__PROBLEM TO SOLVE__.
Pictures stay out of this copy, which runs from the first line of the material through the line containing "from bokeh.resources import INLINE".

__MATERIAL__.

########################################

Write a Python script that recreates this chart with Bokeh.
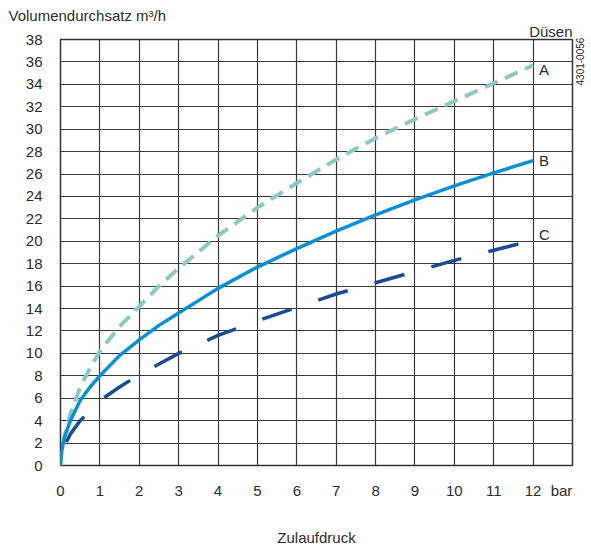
import math
from bokeh.plotting import figure
from bokeh.models import FixedTicker, Label, Title, LinearAxis
from bokeh.embed import file_html
from bokeh.resources import INLINE

# Zulaufdruck (bar) vs Volumendurchsatz (m3/h)
xa = [0, 0.02, 0.1, 0.25, 0.5, 0.75, 1, 1.5, 2, 2.5, 3, 4, 5, 6, 7, 8, 9, 10, 11, 12]
ya = [0, 1.0, 2.6, 4.6, 7.0, 8.7, 10.2, 12.4, 14.2, 16.0, 17.6, 20.5, 23.0, 25.2, 27.3, 29.2, 30.9, 32.5, 34.1, 35.7]
xb = [0, 0.02, 0.1, 0.25, 0.5, 0.75, 1, 1.5, 2, 2.5, 3, 4, 5, 6, 7, 8, 9, 10, 11, 12]
yb = [0, 1.1, 2.5, 4.0, 5.8, 7.0, 8.0, 9.8, 11.2, 12.5, 13.6, 15.8, 17.7, 19.35, 20.9, 22.35, 23.7, 24.95, 26.1, 27.2]
xc = [0.15, 0.25, 0.5, 1, 1.5, 2, 3, 4, 5, 6, 7, 8, 9, 10, 11, 12]
yc = [2.1, 2.8, 4.0, 5.8, 7.0, 8.1, 10.0, 11.6, 12.9, 14.1, 15.3, 16.3, 17.3, 18.3, 19.2, 20.1]
series_labels = ["A", "B", "C"]
x_ticks = list(range(13))
y_ticks = list(range(0, 39, 2))

FONT = "Liberation Sans"
TXT = "#2b2b2b"
FS = "15px"

p = figure(width=591, height=548, output_backend="svg", toolbar_location=None,
           x_range=(0, 13), y_range=(0, 38),
           min_border_left=60, min_border_right=15, min_border_top=39, min_border_bottom=76)
p.outline_line_color = "#333333"
p.outline_line_width = 1.5

# titles above (the later one sits nearer the frame)
p.title.text = "Volumendurchsatz m³/h"
p.title.align = "left"
p.title.offset = -52
p.title.standoff = -6
p.title.text_font = FONT
p.title.text_font_size = FS
p.title.text_font_style = "normal"
p.title.text_color = TXT
p.add_layout(Title(text="Düsen", align="right", offset=0, standoff=0,
                   text_font=FONT, text_font_size=FS, text_font_style="normal",
                   text_color=TXT), "above")

p.xaxis.ticker = FixedTicker(ticks=x_ticks + [12.72])
p.xaxis.major_label_overrides = {12.72: "bar"}
p.yaxis.ticker = FixedTicker(ticks=y_ticks)
for ax in (p.xaxis, p.yaxis):
    ax.axis_line_color = None
    ax.major_tick_line_color = None
    ax.minor_tick_line_color = None
    ax.major_label_text_font = FONT
    ax.major_label_text_font_size = FS
    ax.major_label_text_color = TXT
p.xaxis.major_label_standoff = 10
p.yaxis.major_label_standoff = 12
p.xaxis.axis_label = "Zulaufdruck"
p.xaxis.axis_label_text_font = FONT
p.xaxis.axis_label_text_font_size = FS
p.xaxis.axis_label_text_font_style = "normal"
p.xaxis.axis_label_text_color = TXT
p.xaxis.axis_label_standoff = 27

# small vertical code on the right
code_axis = LinearAxis(ticker=FixedTicker(ticks=[33.9]), major_label_overrides={33.9: "4301-0056"},
                       axis_line_color=None, major_tick_line_color=None, minor_tick_line_color=None,
                       major_label_standoff=2, major_label_orientation=math.pi / 2,
                       major_label_text_font=FONT, major_label_text_font_size="10px",
                       major_label_text_color=TXT)
p.add_layout(code_axis, "right")

p.xgrid.ticker = FixedTicker(ticks=list(range(14)))
p.ygrid.ticker = FixedTicker(ticks=y_ticks)
for g in (p.xgrid, p.ygrid):
    g.grid_line_color = "#3a3a3a"
    g.grid_line_width = 1.2

p.line(xa, ya, line_color="#8cc9c4", line_width=4, line_dash="14 8", line_join="round")
p.line(xb, yb, line_color="#0b8fd5", line_width=3.5, line_join="round")
p.line(xc, yc, line_color="#1c4b91", line_width=3.5, line_dash="31 28", line_join="round")

ends = [(xa[-1], ya[-1]), (xb[-1], yb[-1]), (xc[-1], yc[-1])]
label_dy = [-0.4, 0.0, 0.5]
for lab, (ex, ey), dy in zip(series_labels, ends, label_dy):
    p.add_layout(Label(x=ex + 0.15, y=ey + dy, text=lab, text_font=FONT, text_font_size=FS,
                       text_color=TXT, text_baseline="middle", text_align="left"))

open("out.html", "w").write(file_html(p, INLINE))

########################################

__SOLVED PROBLEM__.
Write a Python script that recreates this chart with Bokeh.
import math
from bokeh.plotting import figure
from bokeh.models import FixedTicker, Label, Title, LinearAxis
from bokeh.embed import file_html
from bokeh.resources import INLINE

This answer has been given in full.